(Source code of charts)
╭──
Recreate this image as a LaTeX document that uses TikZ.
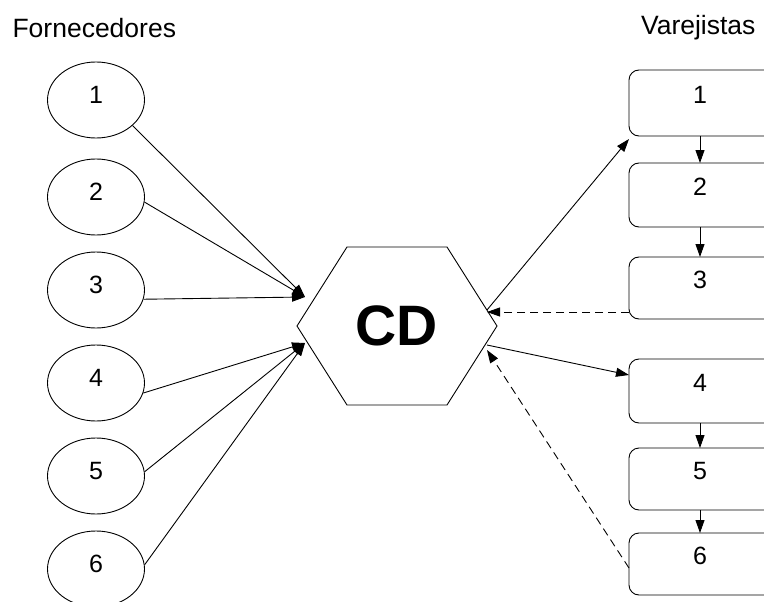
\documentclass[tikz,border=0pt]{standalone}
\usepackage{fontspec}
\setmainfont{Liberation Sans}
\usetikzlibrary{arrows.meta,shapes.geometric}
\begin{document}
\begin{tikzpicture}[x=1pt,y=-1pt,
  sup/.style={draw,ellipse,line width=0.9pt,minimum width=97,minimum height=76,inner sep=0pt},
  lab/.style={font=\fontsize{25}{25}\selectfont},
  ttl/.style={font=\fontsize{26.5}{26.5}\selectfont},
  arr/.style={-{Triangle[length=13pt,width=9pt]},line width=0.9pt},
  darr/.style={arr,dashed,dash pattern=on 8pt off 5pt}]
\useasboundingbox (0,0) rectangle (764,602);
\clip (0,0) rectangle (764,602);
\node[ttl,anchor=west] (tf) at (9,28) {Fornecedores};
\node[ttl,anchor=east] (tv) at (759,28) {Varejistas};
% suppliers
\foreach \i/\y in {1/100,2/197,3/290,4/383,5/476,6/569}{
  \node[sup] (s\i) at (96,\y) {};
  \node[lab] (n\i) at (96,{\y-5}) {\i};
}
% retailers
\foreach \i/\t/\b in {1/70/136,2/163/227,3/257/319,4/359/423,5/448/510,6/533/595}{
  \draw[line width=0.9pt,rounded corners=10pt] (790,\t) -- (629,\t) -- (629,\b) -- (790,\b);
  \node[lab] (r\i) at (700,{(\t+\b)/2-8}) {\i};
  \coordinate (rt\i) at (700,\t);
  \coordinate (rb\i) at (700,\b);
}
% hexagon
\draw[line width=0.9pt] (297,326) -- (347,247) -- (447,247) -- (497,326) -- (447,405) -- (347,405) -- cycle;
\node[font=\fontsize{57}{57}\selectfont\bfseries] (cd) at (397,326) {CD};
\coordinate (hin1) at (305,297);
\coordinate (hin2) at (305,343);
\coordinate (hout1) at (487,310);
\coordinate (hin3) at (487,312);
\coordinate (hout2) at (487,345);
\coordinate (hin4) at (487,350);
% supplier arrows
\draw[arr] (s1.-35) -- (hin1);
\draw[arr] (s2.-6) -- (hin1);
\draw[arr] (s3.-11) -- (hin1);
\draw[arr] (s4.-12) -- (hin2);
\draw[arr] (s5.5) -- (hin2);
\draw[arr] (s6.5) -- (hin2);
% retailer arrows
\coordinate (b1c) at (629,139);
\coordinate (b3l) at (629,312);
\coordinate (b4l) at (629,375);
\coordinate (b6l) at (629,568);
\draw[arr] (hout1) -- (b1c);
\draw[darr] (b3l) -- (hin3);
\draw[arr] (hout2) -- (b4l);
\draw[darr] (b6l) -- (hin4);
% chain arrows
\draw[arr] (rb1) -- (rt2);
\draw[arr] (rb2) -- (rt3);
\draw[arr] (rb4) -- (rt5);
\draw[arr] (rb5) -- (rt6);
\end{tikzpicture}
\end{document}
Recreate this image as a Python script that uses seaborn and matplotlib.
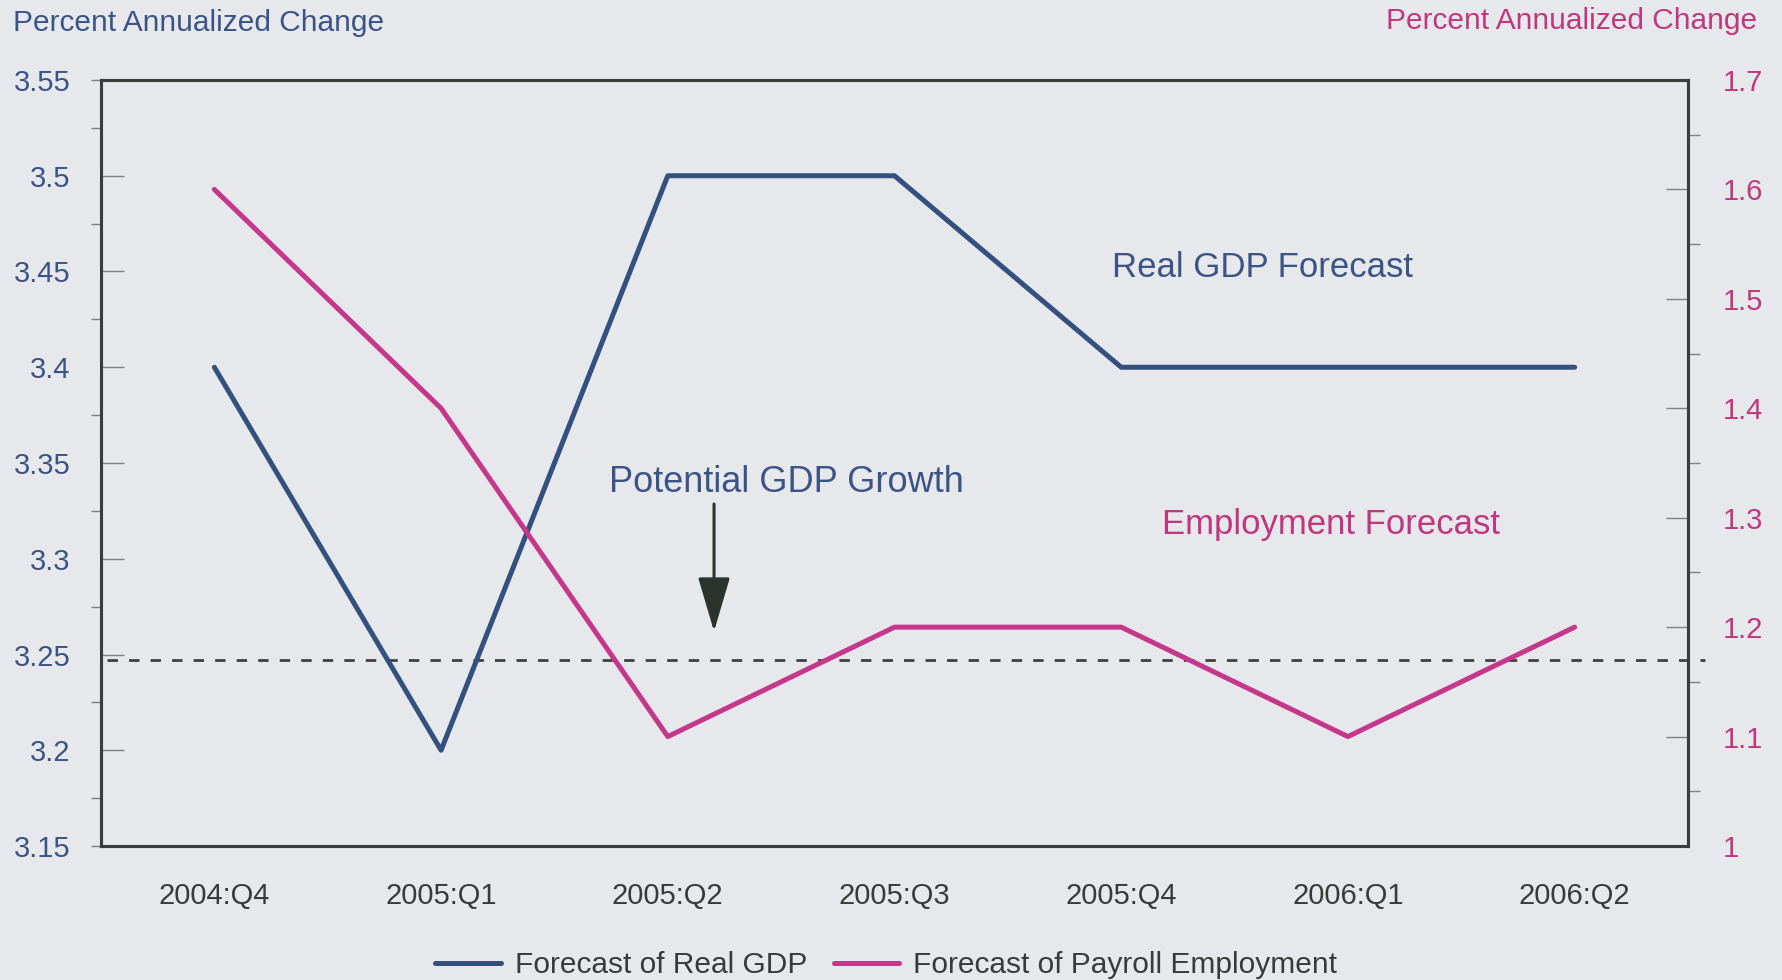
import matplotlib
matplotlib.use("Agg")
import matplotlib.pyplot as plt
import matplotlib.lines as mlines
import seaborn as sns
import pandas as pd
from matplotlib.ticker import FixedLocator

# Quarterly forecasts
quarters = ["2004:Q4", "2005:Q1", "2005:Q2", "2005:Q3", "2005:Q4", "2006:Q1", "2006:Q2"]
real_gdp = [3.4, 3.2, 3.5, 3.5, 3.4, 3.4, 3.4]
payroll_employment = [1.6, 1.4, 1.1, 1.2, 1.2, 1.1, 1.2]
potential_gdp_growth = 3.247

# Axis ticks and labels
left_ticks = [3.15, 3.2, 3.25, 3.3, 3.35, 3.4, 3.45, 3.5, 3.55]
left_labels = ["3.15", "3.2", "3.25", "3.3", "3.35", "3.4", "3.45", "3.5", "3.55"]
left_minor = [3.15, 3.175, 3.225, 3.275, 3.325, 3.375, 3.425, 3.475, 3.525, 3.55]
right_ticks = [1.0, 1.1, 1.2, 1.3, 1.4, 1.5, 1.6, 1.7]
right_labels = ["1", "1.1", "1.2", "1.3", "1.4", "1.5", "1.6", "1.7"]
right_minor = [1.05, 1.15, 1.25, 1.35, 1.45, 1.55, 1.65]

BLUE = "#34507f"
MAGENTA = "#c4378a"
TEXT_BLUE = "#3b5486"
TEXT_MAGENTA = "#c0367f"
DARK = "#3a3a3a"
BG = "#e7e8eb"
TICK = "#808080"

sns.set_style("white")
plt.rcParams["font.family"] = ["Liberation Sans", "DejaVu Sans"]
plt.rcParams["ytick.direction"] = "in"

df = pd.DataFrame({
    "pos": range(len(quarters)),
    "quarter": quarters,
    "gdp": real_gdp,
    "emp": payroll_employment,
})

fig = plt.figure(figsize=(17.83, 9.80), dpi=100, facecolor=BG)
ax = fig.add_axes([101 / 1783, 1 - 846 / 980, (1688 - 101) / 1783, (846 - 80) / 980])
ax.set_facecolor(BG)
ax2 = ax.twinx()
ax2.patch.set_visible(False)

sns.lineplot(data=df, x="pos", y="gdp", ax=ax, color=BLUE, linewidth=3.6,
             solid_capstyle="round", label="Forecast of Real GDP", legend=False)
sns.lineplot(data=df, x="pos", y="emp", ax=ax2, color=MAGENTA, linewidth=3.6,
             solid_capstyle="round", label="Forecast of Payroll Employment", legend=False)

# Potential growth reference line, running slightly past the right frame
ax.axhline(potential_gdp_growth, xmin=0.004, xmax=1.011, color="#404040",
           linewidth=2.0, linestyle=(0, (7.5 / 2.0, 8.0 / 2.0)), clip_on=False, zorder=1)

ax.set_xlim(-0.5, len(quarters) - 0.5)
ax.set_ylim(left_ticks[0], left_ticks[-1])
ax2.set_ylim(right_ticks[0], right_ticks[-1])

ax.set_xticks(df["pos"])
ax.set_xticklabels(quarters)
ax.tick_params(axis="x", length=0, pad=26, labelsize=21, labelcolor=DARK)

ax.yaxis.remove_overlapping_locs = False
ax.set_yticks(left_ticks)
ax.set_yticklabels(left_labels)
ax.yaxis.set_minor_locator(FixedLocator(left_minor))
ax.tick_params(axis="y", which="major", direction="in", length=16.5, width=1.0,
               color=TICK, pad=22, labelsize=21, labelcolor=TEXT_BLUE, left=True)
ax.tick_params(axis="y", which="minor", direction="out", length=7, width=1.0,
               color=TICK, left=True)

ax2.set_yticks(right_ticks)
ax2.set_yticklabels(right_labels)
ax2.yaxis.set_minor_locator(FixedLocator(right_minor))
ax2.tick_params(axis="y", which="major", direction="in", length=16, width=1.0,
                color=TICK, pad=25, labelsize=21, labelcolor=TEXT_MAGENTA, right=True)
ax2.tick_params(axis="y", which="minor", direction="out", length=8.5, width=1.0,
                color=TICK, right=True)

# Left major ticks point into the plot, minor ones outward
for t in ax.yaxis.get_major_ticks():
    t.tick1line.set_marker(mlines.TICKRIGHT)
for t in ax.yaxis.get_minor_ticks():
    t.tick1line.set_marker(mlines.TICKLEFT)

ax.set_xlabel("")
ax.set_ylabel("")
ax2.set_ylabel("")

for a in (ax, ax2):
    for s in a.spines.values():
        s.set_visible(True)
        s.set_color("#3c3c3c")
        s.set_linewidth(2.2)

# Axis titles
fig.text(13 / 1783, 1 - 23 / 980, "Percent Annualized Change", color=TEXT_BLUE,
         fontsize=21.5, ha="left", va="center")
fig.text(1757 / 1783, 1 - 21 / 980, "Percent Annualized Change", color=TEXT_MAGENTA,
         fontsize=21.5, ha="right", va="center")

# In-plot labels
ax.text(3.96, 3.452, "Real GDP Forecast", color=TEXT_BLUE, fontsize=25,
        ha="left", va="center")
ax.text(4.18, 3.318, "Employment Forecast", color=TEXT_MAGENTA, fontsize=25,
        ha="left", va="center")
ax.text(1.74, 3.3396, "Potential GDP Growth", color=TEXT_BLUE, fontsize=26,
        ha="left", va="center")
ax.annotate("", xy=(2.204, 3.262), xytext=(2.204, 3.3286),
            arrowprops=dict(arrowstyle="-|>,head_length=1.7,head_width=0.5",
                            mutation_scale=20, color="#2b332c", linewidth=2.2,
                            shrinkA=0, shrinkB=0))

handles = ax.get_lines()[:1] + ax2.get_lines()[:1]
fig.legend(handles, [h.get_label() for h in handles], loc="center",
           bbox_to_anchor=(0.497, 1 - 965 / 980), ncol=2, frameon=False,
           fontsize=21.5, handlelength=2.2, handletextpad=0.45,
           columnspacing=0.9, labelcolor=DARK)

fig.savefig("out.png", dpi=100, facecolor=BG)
╰──
**Task requirements**
Quote the data above exactly from the line with "Recreate this image as a Python" to the line with "potential_gdp_growth = 3.247", both ends counted, and nothing else. Pictures don't go in.

**The reply**
Recreate this image as a Python script that uses seaborn and matplotlib.
import matplotlib
matplotlib.use("Agg")
import matplotlib.pyplot as plt
import matplotlib.lines as mlines
import seaborn as sns
import pandas as pd
from matplotlib.ticker import FixedLocator

# Quarterly forecasts
quarters = ["2004:Q4", "2005:Q1", "2005:Q2", "2005:Q3", "2005:Q4", "2006:Q1", "2006:Q2"]
real_gdp = [3.4, 3.2, 3.5, 3.5, 3.4, 3.4, 3.4]
payroll_employment = [1.6, 1.4, 1.1, 1.2, 1.2, 1.1, 1.2]
potential_gdp_growth = 3.247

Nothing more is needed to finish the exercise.